In the early 1960s, May organized the Arts and Education Council in St. Louis because the United Way decided to stop funding cultural organizations to concentrate on health and welfare agencies.
The Boy Scouts of America were always important to him. He was instrumental in the acquisition and development of the St. Louis Council's Beaumont Reservation near Eureka, Missouri and the S-F Scout Ranch near Knob Lick, MO. He was also a member of the Boy Scout National Executive Board.

===Awards and honors===
President Richard Nixon offered him the chairmanship of the National Council on the Arts, an advisory committee to the National Endowment for the Arts. He turned it down so that he could stay in St. Louis.

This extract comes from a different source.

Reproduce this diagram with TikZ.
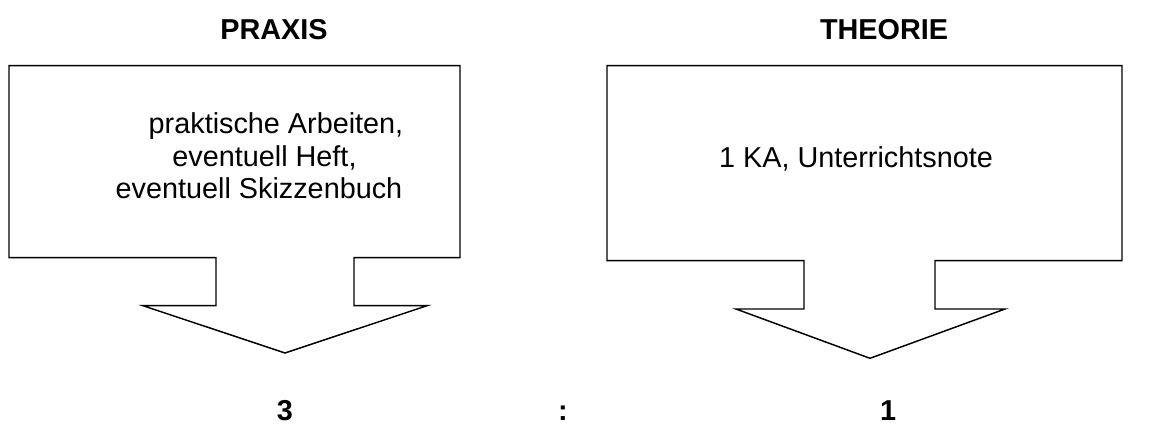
\documentclass[tikz,border=0pt]{standalone}
\usepackage{fontspec}
\setmainfont{Liberation Sans}
\begin{document}
\begin{tikzpicture}[x=0.75pt,y=-0.75pt,
  callout/.style={draw=black,line width=1.1pt,line join=miter},
  bodytext/.style={font=\fontsize{21.6}{25}\selectfont,inner sep=0pt,anchor=base},
  headtext/.style={font=\fontsize{21.6}{25}\selectfont\bfseries,inner sep=0pt,anchor=base},
]
\useasboundingbox (0,0) rectangle (1175,443);
% left callout
\draw[callout] (9,65.7) -- (460,65.7) -- (460,257.7) -- (354,257.7) -- (354,305.7)
  -- (427,305.7) -- (285,353) -- (143,305.7) -- (216,305.7) -- (216,257.7)
  -- (9,257.7) -- cycle;
% right callout
\draw[callout] (607,65.7) -- (1122,65.7) -- (1122,260.7) -- (935,260.7) -- (935,309)
  -- (1005,309) -- (870,358.3) -- (736,309) -- (804,309) -- (804,260.7)
  -- (607,260.7) -- cycle;
% titles
\node[headtext] (praxis) at (274,39) {PRAXIS};
\node[headtext] (theorie) at (884,39) {THEORIE};
% texts
\node[bodytext] (l1) at (276,133) {praktische Arbeiten,};
\node[bodytext] (l2) at (264.5,166) {eventuell Heft,};
\node[bodytext] (l3) at (259,198) {eventuell Skizzenbuch};
\node[bodytext] (r1) at (856,167) {1 KA, Unterrichtsnote};
% ratio
\node[headtext] (three) at (285,420) {3};
\node[headtext] (colon) at (563,420) {:};
\node[headtext] (one) at (888,420) {1};
\end{tikzpicture}
\end{document}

He was awarded the Levee Stone for his efforts on behalf of downtown Saint Louis, and Washington University's William Greenleaf Eliot Society Award. For his work on behalf of the Boy Scouts, he was given two of their top awards, the Silver Antelope Award and the Silver Beaver. He was also given honorary degrees at Webster University, University of Missouri–St. Louis, and Drury University. In 1959, the St. Louis Globe-Democrat unanimously chose him as Man of the Year.

==Personal life==
He was married to Margie May; they had three sons. In 1982, he married Lucia Piaskowiak, with whom he had one daughter.